# [Directions]
Print exactly the lines that run from the line containing "Rebuild this chart" to the line containing "grid_vals = [10, 20, 30, 40, 50, 60]", both included, and nothing else; pictures stay out.

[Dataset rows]
** BEGIN **

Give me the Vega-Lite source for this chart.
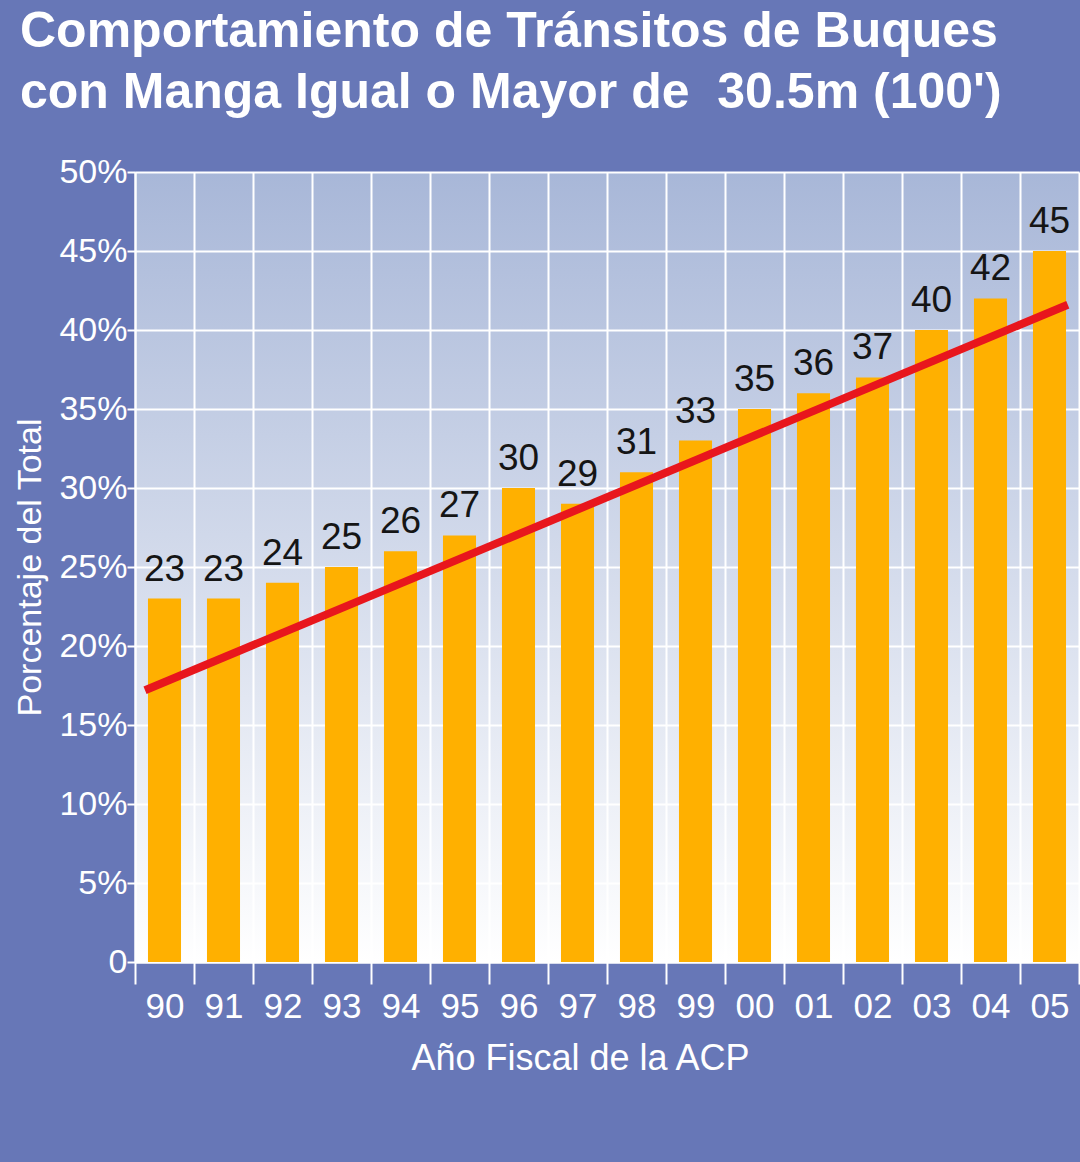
{
  "$schema": "https://vega.github.io/schema/vega-lite/v6.json",
  "width": 944,
  "height": 790,
  "autosize": {"type": "none"},
  "padding": {"left": 135, "top": 172, "right": 1, "bottom": 200},
  "background": "#6777b7",
  "title": {
    "text": ["Comportamiento de Tránsitos de Buques", "con Manga Igual o Mayor de\u00a0 30.5m (100')"],
    "anchor": "start",
    "frame": "group",
    "dx": -115,
    "offset": 37,
    "fontSize": 50,
    "fontWeight": "bold",
    "color": "white",
    "font": "Liberation Sans",
    "lineHeight": 61
  },
  "view": {
    "fill": {
      "gradient": "linear", "x1": 0, "y1": 0, "x2": 0, "y2": 1,
      "stops": [{"offset": 0, "color": "#a8b7d8"}, {"offset": 1, "color": "#ffffff"}]
    },
    "stroke": null
  },
  "datasets": {
    "bars": [
      {"year": "90", "pct": 23}, {"year": "91", "pct": 23}, {"year": "92", "pct": 24},
      {"year": "93", "pct": 25}, {"year": "94", "pct": 26}, {"year": "95", "pct": 27},
      {"year": "96", "pct": 30}, {"year": "97", "pct": 29}, {"year": "98", "pct": 31},
      {"year": "99", "pct": 33}, {"year": "00", "pct": 35}, {"year": "01", "pct": 36},
      {"year": "02", "pct": 37}, {"year": "03", "pct": 40}, {"year": "04", "pct": 42},
      {"year": "05", "pct": 45}
    ],
    "trend": [
      {"fy": 1989.67, "pct": 17.2},
      {"fy": 2005.31, "pct": 41.6}
    ]
  },
  "layer": [
    {
      "data": {"name": "bars"},
      "layer": [
        {
          "mark": {"type": "bar", "color": "#ffb000", "width": {"band": 0.56}},
          "encoding": {
            "x": {
              "field": "year", "type": "nominal", "sort": null,
              "scale": {"paddingInner": 0, "paddingOuter": 0},
              "axis": {
                "tickBand": "extent",
                "title": "Año Fiscal de la ACP",
                "labelAngle": 0,
                "labelColor": "white",
                "labelFontSize": 35,
                "labelFont": "Liberation Sans",
                "labelPadding": 5,
                "tickColor": "white",
                "tickSize": 22,
                "tickWidth": 2,
                "domainColor": "white",
                "domainWidth": 2,
                "grid": true,
                "gridColor": "white",
                "gridWidth": 2,
                "gridOpacity": 1,
                "titleColor": "white",
                "titleFont": "Liberation Sans",
                "titleFontSize": 36,
                "titleFontWeight": "normal",
                "titleX": 445,
                "titleY": 107,
                "titleAlign": "center",
                "titleBaseline": "alphabetic"
              }
            },
            "y": {
              "field": "pct", "type": "quantitative",
              "scale": {"domain": [0, 50], "nice": false},
              "axis": {
                "values": [0, 5, 10, 15, 20, 25, 30, 35, 40, 45, 50],
                "labelExpr": "datum.value == 0 ? '0' : datum.value + '%'",
                "title": "Porcentaje del Total",
                "labelColor": "white",
                "labelFontSize": 34,
                "labelFont": "Liberation Sans",
                "labelPadding": 0,
                "labelFlush": false,
                "labelOverlap": false,
                "tickColor": "white",
                "tickSize": 8,
                "tickWidth": 2,
                "domainColor": "white",
                "domainWidth": 2,
                "grid": true,
                "gridColor": "white",
                "gridWidth": 2,
                "gridOpacity": 1,
                "titleColor": "white",
                "titleFont": "Liberation Sans",
                "titleFontSize": 34,
                "titleFontWeight": "normal",
                "titleX": -105,
                "titleY": 395,
                "titleAngle": -90,
                "titleAlign": "center",
                "titleBaseline": "middle"
              }
            }
          }
        },
        {
          "mark": {"type": "text", "baseline": "bottom", "dy": -10, "fontSize": 37, "font": "Liberation Sans", "color": "#151515"},
          "encoding": {
            "x": {"field": "year", "type": "nominal", "sort": null},
            "y": {"field": "pct", "type": "quantitative"},
            "text": {"field": "pct", "type": "quantitative"}
          }
        }
      ]
    },
    {
      "data": {"name": "trend"},
      "mark": {"type": "line", "color": "#e8161d", "strokeWidth": 8, "strokeCap": "butt"},
      "encoding": {
        "x": {"field": "fy", "type": "quantitative", "scale": {"domain": [1989.5, 2005.5], "nice": false, "zero": false}, "axis": null},
        "y": {"field": "pct", "type": "quantitative"}
      }
    }
  ],
  "resolve": {"scale": {"x": "independent"}}
}
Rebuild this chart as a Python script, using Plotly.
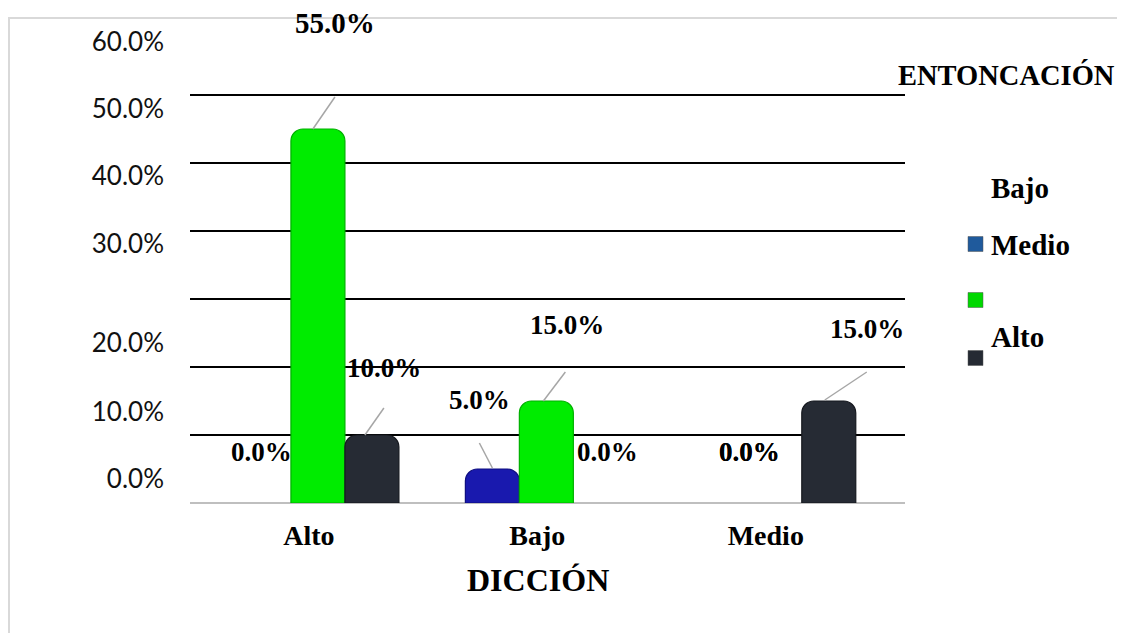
import plotly.graph_objects as go

# ---------------- data ----------------
categories = ["Alto", "Bajo", "Medio"]          # DICCIÓN
series_names = ["Bajo", "Medio", "Alto"]        # ENTONCACIÓN
val_bajo = [0.0, 5.0, 0.0]
val_medio = [55.0, 15.0, 0.0]
val_alto = [10.0, 0.0, 15.0]
series_values = [val_bajo, val_medio, val_alto]
ytick_text = ["60.0%", "50.0%", "40.0%", "30.0%", "20.0%", "10.0%", "0.0%"]
grid_vals = [10, 20, 30, 40, 50, 60]

# ---------------- layout / style ----------------
OFF = 8                      # page body margin
W, H = 1125 - OFF, 633 - OFF
ML, MT = 190 - OFF, 14 - OFF
MR, MB = 220, 130
PW, PH = W - ML - MR, H - MT - MB
YMAX = PH / 6.8
XR = [-0.56, 2.57]
BARGAP = 0.291
bar_w = (1 - BARGAP) / 3

bar_colors = ["#1919ae", "#00ec00", "#262b34"]
bar_edges = ["#0e0e80", "#00b000", "#15181e"]
swatch_colors = ["#1f5a9c", "#00d800", "#252a33"]
ytick_pos = [67.8, 57.9, 48.1, 38.1, 23.5, 13.4, 3.5]

SERIF = "Liberation Serif"
SANS = "Lato"

# label offsets (px, up positive) and leader lines per (series, category)
label_style = {
    (0, 0): dict(dx=-2, dy=51),
    (1, 0): dict(dx=17, dy=106, size=29, line=(-5, 0, 17, 32)),
    (2, 0): dict(dx=12, dy=67, line=(-7, 0, 12, 27)),
    (0, 1): dict(dx=-13, dy=69, line=(0, 1, -13, 26)),
    (1, 1): dict(dx=21, dy=76, line=(-3, 0, 19, 29)),
    (2, 1): dict(dx=7, dy=51),
    (0, 2): dict(dx=29, dy=51),
    (1, 2): dict(dx=-25, dy=51),
    (2, 2): dict(dx=38, dy=72, line=(-4, 1, 38, 29)),
}


def px2x(px):
    return (px - OFF - ML) / PW


def py2y(py):
    return (H - MB - (py - OFF)) / PH


fig = go.Figure()
for i, (name, vals) in enumerate(zip(series_names, series_values)):
    fig.add_trace(go.Bar(
        x=categories, y=vals, name=name,
        marker=dict(color=bar_colors[i],
                    line=dict(color=bar_edges[i], width=[1.2 if v > 0 else 0 for v in vals])),
        showlegend=False,
    ))

annotations = []
shapes = []
for i, vals in enumerate(series_values):
    for j, v in enumerate(vals):
        st = label_style[(i, j)]
        xc = j + (i - 1) * bar_w
        annotations.append(dict(
            x=xc, y=v, xref="x", yref="y", text=f"{v:.1f}%", showarrow=False,
            xshift=st["dx"], yshift=st["dy"], xanchor="center", yanchor="middle",
            font=dict(family=SERIF, size=st.get("size", 27), color="black", weight="bold"),
        ))
        if "line" in st:
            x0, y0, x1, y1 = st["line"]
            shapes.append(dict(
                type="line", xref="x", yref="y", xsizemode="pixel", ysizemode="pixel",
                xanchor=xc, yanchor=v, x0=x0, x1=x1, y0=y0, y1=y1,
                line=dict(color="#a6a6a6", width=1.5), layer="above",
            ))

# axis title
annotations.append(dict(
    x=px2x(538), y=py2y(580), xref="paper", yref="paper", text="DICCIÓN",
    showarrow=False, xanchor="center", yanchor="middle",
    font=dict(family=SERIF, size=32, color="black", weight="bold"),
))

# legend (title, texts, swatches)
annotations.append(dict(
    x=px2x(896), y=py2y(75), xref="paper", yref="paper", text="ENTONCACIÓN",
    showarrow=False, xanchor="left", yanchor="middle",
    font=dict(family=SERIF, size=28.5, color="black", weight="bold"),
))
leg_text_y = [188, 245, 337]
leg_sw_y = [244, 300, 358]
for i, name in enumerate(series_names):
    annotations.append(dict(
        x=px2x(989), y=py2y(leg_text_y[i]), xref="paper", yref="paper", text=name,
        showarrow=False, xanchor="left", yanchor="middle",
        font=dict(family=SERIF, size=29, color="black", weight="bold"),
    ))
    shapes.append(dict(
        type="rect", xref="paper", yref="paper",
        x0=px2x(968), x1=px2x(983), y0=py2y(leg_sw_y[i] + 7.5), y1=py2y(leg_sw_y[i] - 7.5),
        fillcolor=swatch_colors[i], line=dict(color="#555555", width=0.5),
    ))

# outer chart border
shapes.append(dict(
    type="rect", xref="paper", yref="paper",
    x0=px2x(9), x1=px2x(1150), y0=py2y(660), y1=py2y(18),
    line=dict(color="#d9d9d9", width=2), fillcolor="rgba(0,0,0,0)", layer="below",
))

fig.update_layout(
    width=W, height=H, autosize=False,
    margin=dict(l=ML, r=MR, t=MT, b=MB, pad=0),
    paper_bgcolor="white", plot_bgcolor="white",
    barmode="group", bargap=BARGAP, bargroupgap=0, barcornerradius=12,
    xaxis=dict(
        type="category", range=XR, showgrid=False, showline=False, zeroline=False,
        ticks="", ticklabelstandoff=13, ticklabelshift=-9,
        tickfont=dict(family=SERIF, size=28, color="black", weight="bold"),
    ),
    yaxis=dict(
        range=[0, YMAX], tickmode="array", tickvals=ytick_pos, ticktext=ytick_text,
        showgrid=False, zeroline=True, zerolinecolor="#bfbfbf", zerolinewidth=2,
        showline=False, ticks="", ticklabelstandoff=25,
        tickfont=dict(family=SANS, size=26, color="#111111"),
        minor=dict(tickmode="array", tickvals=grid_vals, showgrid=True,
                   gridcolor="black", gridwidth=2, ticks=""),
    ),
    annotations=annotations,
    shapes=shapes,
)

fig.write_html("out.html")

** END **

# [Result]
Rebuild this chart as a Python script, using Plotly.
import plotly.graph_objects as go

# ---------------- data ----------------
categories = ["Alto", "Bajo", "Medio"]          # DICCIÓN
series_names = ["Bajo", "Medio", "Alto"]        # ENTONCACIÓN
val_bajo = [0.0, 5.0, 0.0]
val_medio = [55.0, 15.0, 0.0]
val_alto = [10.0, 0.0, 15.0]
series_values = [val_bajo, val_medio, val_alto]
ytick_text = ["60.0%", "50.0%", "40.0%", "30.0%", "20.0%", "10.0%", "0.0%"]
grid_vals = [10, 20, 30, 40, 50, 60]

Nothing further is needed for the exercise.